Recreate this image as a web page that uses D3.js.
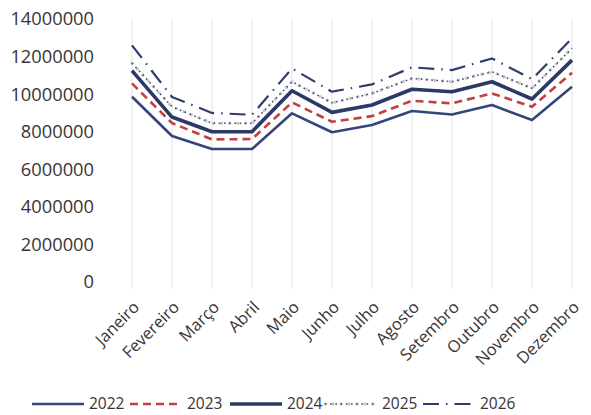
<!DOCTYPE html>
<html><head><meta charset="utf-8">
<script src="https://cdn.jsdelivr.net/npm/d3@7"></script>
<style>
html,body{margin:0;padding:0;background:#fff;}
text{font-family:"Open Sans","Lato",sans-serif;fill:#3a3434;}
</style></head>
<body><svg id="c" width="591" height="415"></svg>
<script>
const months = ["Janeiro","Fevereiro","Março","Abril","Maio","Junho","Julho","Agosto","Setembro","Outubro","Novembro","Dezembro"];
const yTicks = [0,2000000,4000000,6000000,8000000,10000000,12000000,14000000];
const v2022 = [9860000,7770000,7080000,7080000,8980000,7970000,8360000,9100000,8920000,9420000,8620000,10390000];
const v2023 = [10570000,8460000,7590000,7610000,9560000,8530000,8830000,9650000,9510000,10040000,9330000,11140000];
const v2024 = [11250000,8780000,8000000,8000000,10180000,9030000,9420000,10260000,10130000,10660000,9740000,11810000];
const v2025 = [11650000,9330000,8450000,8450000,10660000,9540000,10040000,10840000,10660000,11190000,10310000,12440000];
const v2026 = [12600000,9850000,9000000,8900000,11370000,10130000,10520000,11430000,11280000,11900000,10800000,12970000];
const seriesNames = ["2022","2023","2024","2025","2026"];

const series = [
  {name:seriesNames[0], values:v2022, layers:[{stroke:"#33457a", width:2.6, dash:null}]},
  {name:seriesNames[1], values:v2023, layers:[{stroke:"#c2403e", width:2.6, dash:"8,5"}]},
  {name:seriesNames[2], values:v2024, layers:[{stroke:"#2b3966", width:3.6, dash:null}]},
  {name:seriesNames[3], values:v2025, layers:[{stroke:"#c9c9c9", width:3.4, dash:"0,8", cap:"round"},{stroke:"#3e4c78", width:1.6, dash:"1.6,3.6"}]},
  {name:seriesNames[4], values:v2026, layers:[{stroke:"#2e3d6c", width:2.2, dash:"16,7,1.5,7"}]}
];

const svg = d3.select("#c");
const x = d3.scaleBand().domain(months).range([112,592]);
const y = d3.scaleLinear().domain([0,14000000]).range([282,19]);
const cx = m => x(m) + x.bandwidth()/2;

// vertical gridlines
svg.append("g").selectAll("line").data(months).join("line")
  .attr("x1",cx).attr("x2",cx).attr("y1",y(14000000)).attr("y2",289)
  .attr("stroke","#e8e8e8").attr("stroke-width",1.2);

// y axis labels
const ya = svg.append("g").attr("transform","translate(112,0)")
  .call(d3.axisLeft(y).tickValues(yTicks).tickFormat(d3.format("d")).tickSize(0).tickPadding(18));
ya.select(".domain").remove();
ya.selectAll("text").attr("font-size","18.3px").style("font-family","'Open Sans',sans-serif").attr("fill","#3a3434");

// x axis labels
const xa = svg.append("g").attr("transform","translate(0,300)")
  .call(d3.axisBottom(x).tickSize(0).tickPadding(0));
xa.select(".domain").remove();
xa.selectAll("text")
  .attr("font-size","16.5px").style("font-family","'Open Sans',sans-serif").attr("fill","#3a3434")
  .attr("text-anchor","end").attr("dy","0.35em").attr("y",6).attr("x",0)
  .attr("transform","rotate(-45)");

// lines
const line = d3.line().x((d,i)=>cx(months[i])).y(d=>y(d));
const g = svg.append("g");
series.forEach(s=>{
  s.layers.forEach(l=>{
    g.append("path").datum(s.values).attr("d",line)
      .attr("fill","none").attr("stroke",l.stroke).attr("stroke-width",l.width)
      .attr("stroke-dasharray",l.dash).attr("stroke-linecap",l.cap||"butt")
      .attr("stroke-linejoin","round");
  });
});

// legend
const legX = [32,130,230,325,423];
const leg = svg.append("g");
series.forEach((s,i)=>{
  const gi = leg.append("g").attr("transform",`translate(${legX[i]},404)`);
  s.layers.forEach(l=>{
    gi.append("line").attr("x1",0).attr("x2",52).attr("y1",0).attr("y2",0)
      .attr("stroke",l.stroke).attr("stroke-width",l.width)
      .attr("stroke-dasharray",l.dash).attr("stroke-linecap",l.cap||"butt");
  });
  gi.append("text").attr("x",57).attr("y",0).attr("dy","0.35em")
    .attr("font-size","15.5px").text(s.name);
});
</script></body></html>
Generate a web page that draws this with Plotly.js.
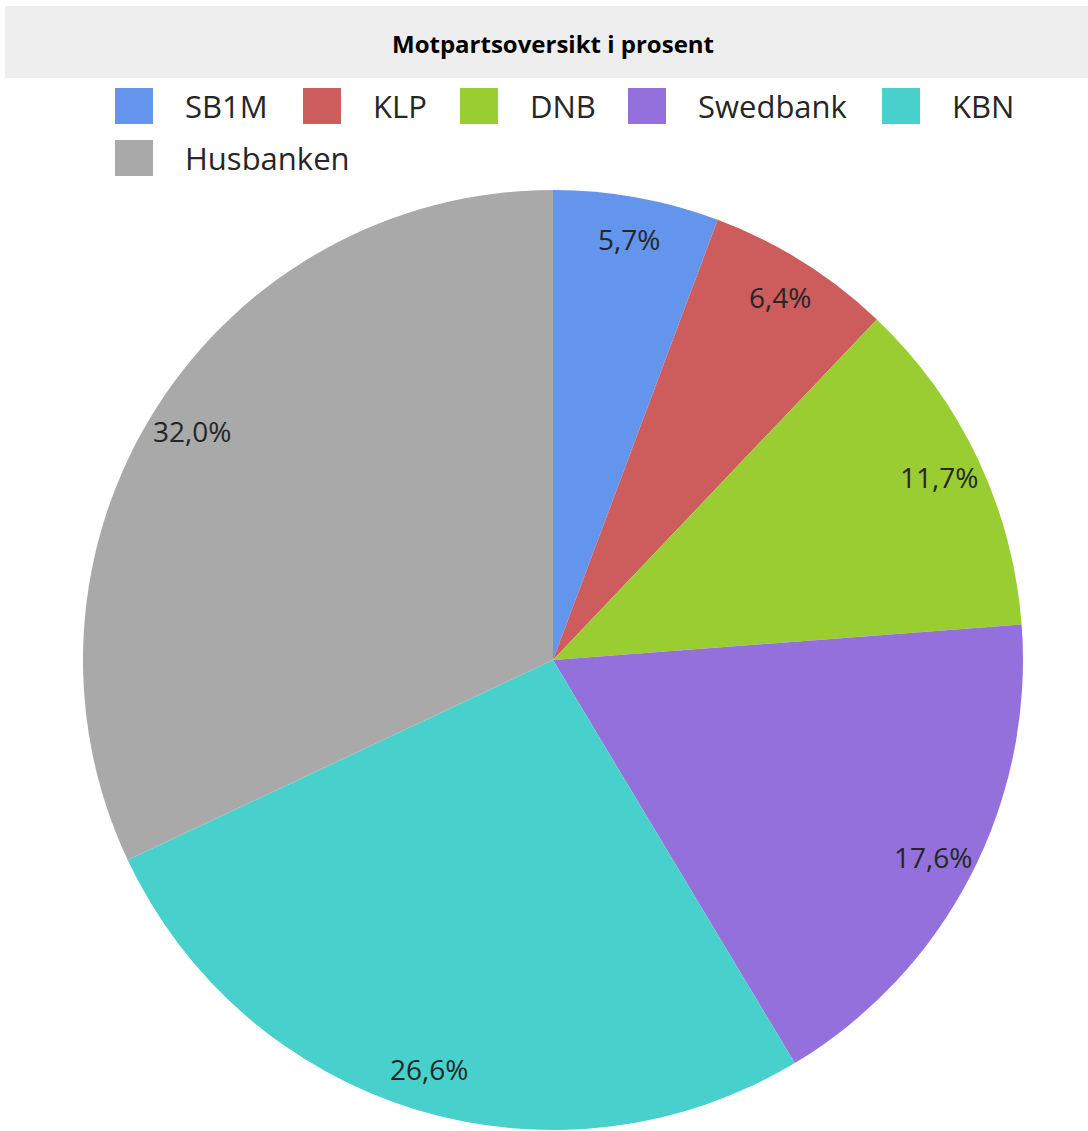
<!DOCTYPE html>
<html>
<head>
<meta charset="utf-8">
<script src="https://cdn.plot.ly/plotly-3.0.1.min.js"></script>
<style>
  body { margin: 0; background: #fff; }
  #chart { width: 1088px; height: 1131px; }
</style>
</head>
<body>
<div id="chart"></div>
<script>
// data
var labels = ['SB1M', 'KLP', 'DNB', 'Swedbank', 'KBN', 'Husbanken'];
var values = [5.7, 6.4, 11.7, 17.6, 26.6, 32.0];
var colors = ['#6495ED', '#CD5C5C', '#9ACD32', '#9370DB', '#48D1CC', '#A9A9A9'];

// legend layout (px from left / top)
var legendX = [115, 303, 460, 628, 882, 115];
var legendY = [106, 106, 106, 106, 106, 158];

var W = 1088, H = 1131;
function px(x) { return x / W; }
function py(y) { return 1 - y / H; }

// pie : center 553,660  radius 470
var cx = 553, cy = 660, R = 470;
var dom = { x: [px(cx - R), px(cx + R)], y: [py(cy + R), py(cy - R)] };

var pie = {
  type: 'pie',
  labels: labels,
  values: values,
  marker: { colors: colors, line: { width: 0 } },
  sort: false,
  direction: 'clockwise',
  rotation: 0,
  textinfo: 'none',
  domain: dom,
  showlegend: false
};

var shapes = [{
  type: 'rect', xref: 'paper', yref: 'paper',
  x0: px(5), x1: 1, y0: py(78), y1: py(6),
  fillcolor: '#EEEEEE', line: { width: 0 }, layer: 'below'
}];
var annotations = [{
  xref: 'paper', yref: 'paper', x: px(553), y: py(43),
  text: '<b>Motpartsoversikt i prosent</b>', showarrow: false,
  xanchor: 'center', yanchor: 'middle',
  font: { family: 'Open Sans, sans-serif', size: 24, color: '#000' }
}];

// percentage labels along mid-angle of each slice
var total = values.reduce(function (a, b) { return a + b; }, 0);
var cum = 0;
for (var i = 0; i < values.length; i++) {
  var a = (cum + values[i] / 2) / total * 2 * Math.PI;
  cum += values[i];
  annotations.push({
    xref: 'paper', yref: 'paper',
    x: px(cx + 0.91 * R * Math.sin(a)), y: py(cy - 0.91 * R * Math.cos(a)),
    text: values[i].toFixed(1).replace('.', ',') + '%', showarrow: false,
    xanchor: 'center', yanchor: 'middle',
    font: { family: 'Open Sans, sans-serif', size: 28, color: '#262626' }
  });
}

for (var j = 0; j < labels.length; j++) {
  shapes.push({
    type: 'rect', xref: 'paper', yref: 'paper',
    x0: px(legendX[j]), x1: px(legendX[j] + 38),
    y0: py(legendY[j] + 18), y1: py(legendY[j] - 18),
    fillcolor: colors[j], line: { width: 0 }
  });
  annotations.push({
    xref: 'paper', yref: 'paper', x: px(legendX[j] + 68), y: py(legendY[j]),
    text: labels[j], showarrow: false, xanchor: 'left', yanchor: 'middle',
    font: { family: 'Open Sans, sans-serif', size: 31, color: '#262626' }
  });
}

var layout = {
  width: W, height: H,
  margin: { l: 0, r: 0, t: 0, b: 0 },
  paper_bgcolor: '#fff',
  showlegend: false,
  shapes: shapes,
  annotations: annotations
};

Plotly.newPlot('chart', [pie], layout, { displayModeBar: false });
</script>
</body>
</html>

···

> [DO THIS] Pick out the lines containing the string "that" and show them.

> [FULL ANSWER]
Recreate this image as a web page that uses D3.js.
Generate a web page that draws this with Plotly.js.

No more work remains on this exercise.